Let's get one thing straight: I was slagging girls on LiveJournal way before Zuckerberg did.
This isn't something I'm proud of (you should never be proud of hurting people's feelings), but every time a story hits the news about some kid getting expelled or suspended for something they wrote on their blog or facebook or myspace I think to myself that I was ahead of the curve.
So when I was watching The Social Network, and their rendition of the fall of 2003 included that, The White Stripes' "Ball and Biscuit", crappy parties thrown by AEPi, and the line "you're going to go through life thinking that girls don't like you because you're a geek. And I want you to know, from the bottom of my heart, that that won't be true. It'll be because you're an asshole." I just about applauded in the theatre because of how much it resonated with me. The last movie I saw that clicked with me on so many levels was (500) Days Of Summer.
The rest of the movie... eh, not so much. It was good, but it's a little hard for me to personally relate to the story of a guy who's worth over 6 billion dollars (depending on the actual value of Facebook, which is another question for another post). A guy who has a crazy idea in his dormroom and starts pursuing it aggressively... that I can connect with.
Or at least, I should've been able to.
Fall 2004. Podcasting is slowly taking off. I'm listening to Adam Curry, Michael Geoghegan, Leo Laporte... even submitting a podcast or two of my own, which I recorded on the crappiest computer microphone you've ever seen.
One afternoon, spurred on by having seen Primer, the first few episodes of Lost, and the boredom of my globalization class, I came up with an idea - a personal podcast that wasn't. A few weeks of daily podcasts to build a listenership, and then we gradually start slipping the weird and occult stuff in in the background. Once it became clear that we weren't producing a real podcast but just telling a good yarn, we could jump around with different timelines and narrators to keep things interesting. There'd be murder and mayhem and sex and it'd be relatively easy to keep it low-budget because we'd be doing it all without video - YouTube didn't exist yet, there was no way to cheaply distribute huge amounts of video, and I didn't have the energy/budget to do something that big. Nor was there a cheap way to distribute audio. RSS enclosures made it possible for people to subscribe to a podcast, but the data still had to be stored and served. And I was a university student seriously considering dropping out to become a plumber.
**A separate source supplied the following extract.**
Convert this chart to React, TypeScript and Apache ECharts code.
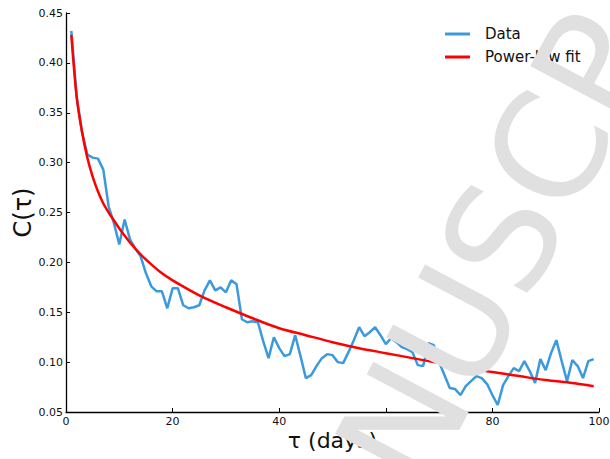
import React, { useEffect, useRef } from "react";
import * as echarts from "echarts";

// Observed autocorrelation C(tau), tau = 1..99 days
const days: number[] = Array.from({ length: 99 }, (_, i) => i + 1);
const dataValues: number[] = [
  0.432, 0.366, 0.331, 0.308, 0.305, 0.304, 0.293, 0.256, 0.239, 0.218,
  0.243, 0.223, 0.214, 0.206, 0.189, 0.176, 0.171, 0.171, 0.154, 0.174,
  0.174, 0.157, 0.154, 0.155, 0.157, 0.172, 0.182, 0.172, 0.175, 0.170,
  0.182, 0.178, 0.143, 0.140, 0.141, 0.140, 0.121, 0.104, 0.125, 0.114,
  0.106, 0.108, 0.127, 0.106, 0.084, 0.087, 0.096, 0.104, 0.108, 0.107,
  0.100, 0.099, 0.110, 0.122, 0.135, 0.126, 0.130, 0.135, 0.127, 0.118,
  0.124, 0.120, 0.115, 0.113, 0.110, 0.097, 0.096, 0.119, 0.117, 0.100,
  0.087, 0.074, 0.073, 0.067, 0.076, 0.081, 0.086, 0.084, 0.078, 0.067,
  0.057, 0.077, 0.086, 0.094, 0.091, 0.101, 0.091, 0.079, 0.103, 0.092,
  0.109, 0.122, 0.101, 0.081, 0.102, 0.096, 0.084, 0.101, 0.103,
];

// Power-law fit, read at sample days
const fitDays: number[] = [
  1, 2, 3, 4, 5, 6, 7, 8, 9, 10, 12, 14, 16, 18, 20, 25, 30, 35, 40, 45,
  50, 55, 60, 65, 70, 75, 80, 85, 90, 95, 99,
];
const fitValues: number[] = [
  0.428, 0.366, 0.331, 0.305, 0.286, 0.271, 0.259, 0.25, 0.242, 0.234,
  0.22, 0.208, 0.198, 0.189, 0.182, 0.167, 0.155, 0.144, 0.134, 0.127,
  0.12, 0.114, 0.109, 0.104, 0.099, 0.094, 0.09, 0.086, 0.082, 0.079, 0.0758,
];

const xTicks = { min: 0, max: 100, step: 20 };
const yTicks = { min: 0.05, max: 0.45, step: 0.05 };

const seriesNames = ["Data", "Power-law fit"];
const watermarkText = "NUSCP";

const FONT = "DejaVu Sans";

export default function App() {
  const ref = useRef<HTMLDivElement>(null);

  useEffect(() => {
    if (!ref.current) return;
    const chart = echarts.init(ref.current, undefined, { renderer: "svg" });
    chart.setOption({
      animation: false,
      backgroundColor: "#ffffff",
      grid: {
        left: 66,
        right: 11,
        top: 13,
        bottom: 47,
        containLabel: false,
        outerBoundsMode: "none",
      },
      legend: {
        orient: "vertical",
        left: 440,
        top: 20,
        itemWidth: 25,
        itemHeight: 3,
        itemGap: 5,
        icon: "rect",
        textStyle: {
          fontFamily: FONT,
          fontSize: 15,
          color: "#111",
          lineHeight: 18,
          padding: [0, 0, 0, 10],
        },
        data: seriesNames,
      },
      xAxis: {
        type: "value",
        min: xTicks.min,
        max: xTicks.max,
        interval: xTicks.step,
        name: "τ (days)",
        nameLocation: "middle",
        nameGap: 17,
        nameMoveOverlap: false,
        nameTextStyle: { fontFamily: FONT, fontSize: 22, color: "#111" },
        axisLine: { show: true, onZero: false, lineStyle: { color: "#000", width: 1.3 } },
        axisTick: { show: true, inside: true, length: 4, lineStyle: { color: "#000" } },
        axisLabel: { fontFamily: FONT, fontSize: 11, color: "#111", margin: 4 },
        splitLine: { show: false },
      },
      yAxis: {
        type: "value",
        min: yTicks.min,
        max: yTicks.max,
        interval: yTicks.step,
        name: "C(τ)",
        nameLocation: "middle",
        nameGap: 31,
        nameMoveOverlap: false,
        nameTextStyle: { fontFamily: FONT, fontSize: 24, color: "#111" },
        axisLine: { show: true, onZero: false, lineStyle: { color: "#000", width: 1.3 } },
        axisTick: { show: true, inside: true, length: 4, lineStyle: { color: "#000" } },
        axisLabel: {
          fontFamily: FONT,
          fontSize: 11,
          color: "#111",
          margin: 3,
          formatter: (v: number) => v.toFixed(2),
        },
        splitLine: { show: false },
      },
      series: [
        {
          name: seriesNames[0],
          type: "line",
          data: days.map((d, i) => [d, dataValues[i]]),
          showSymbol: false,
          lineStyle: { color: "#3b9ade", width: 2.5 },
          itemStyle: { color: "#3b9ade" },
          z: 2,
        },
        {
          name: seriesNames[1],
          type: "line",
          data: fitDays.map((d, i) => [d, fitValues[i]]),
          showSymbol: false,
          smooth: 0.3,
          lineStyle: { color: "#ff0000", width: 2.5 },
          itemStyle: { color: "#ff0000" },
          z: 3,
        },
      ],
      graphic: [
        {
          type: "text",
          x: 497,
          y: 250,
          rotation: (62 * Math.PI) / 180,
          z: 100,
          silent: true,
          style: {
            text: watermarkText,
            fontFamily: FONT,
            fontSize: 148,
            fill: "#e0e0e0",
            textAlign: "center",
            textVerticalAlign: "middle",
          },
        },
      ],
    });
    return () => chart.dispose();
  }, []);

  return (
    <div
      ref={ref}
      style={{ position: "fixed", left: 0, top: 0, width: 610, height: 459 }}
    />
  );
}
In retrospect, I had more than enough wiggle room on my student loans to make it happen - a couple thousand bucks would've been enough to buy decent recording equipment and hosting several times over. But I was so scared of it blowing up in my face that I never pursued it seriously. I never got the hosting or the equipment, I never started breaking down the plot I had sketched out into episodes that needed to be scripted, I never started casting drama majors to take on the different roles I had in mind. Looking back I can think of a dozen more reasons why it wouldn't have taken off - but because I never did anything at all on it, a year and a half later when Lonelygirl came around not a single person said, "Hey, this is kinda like that podcast that guy did a while back... what was his name again?"
The point is this: if you try something and fail, the experience you gain from that failure has value. Boomer Esiason doesn't have a Super Bowl ring but they still bring him in as a commentator every Sunday. If you don't try, you won't fail but you won't succeed either, and no one will think of you when they want to pursue something similar to your idea.
So, if you're reading this, and you have a crazy idea, please try and make it happen. Even if it doesn't work out, you'll be better for having tried.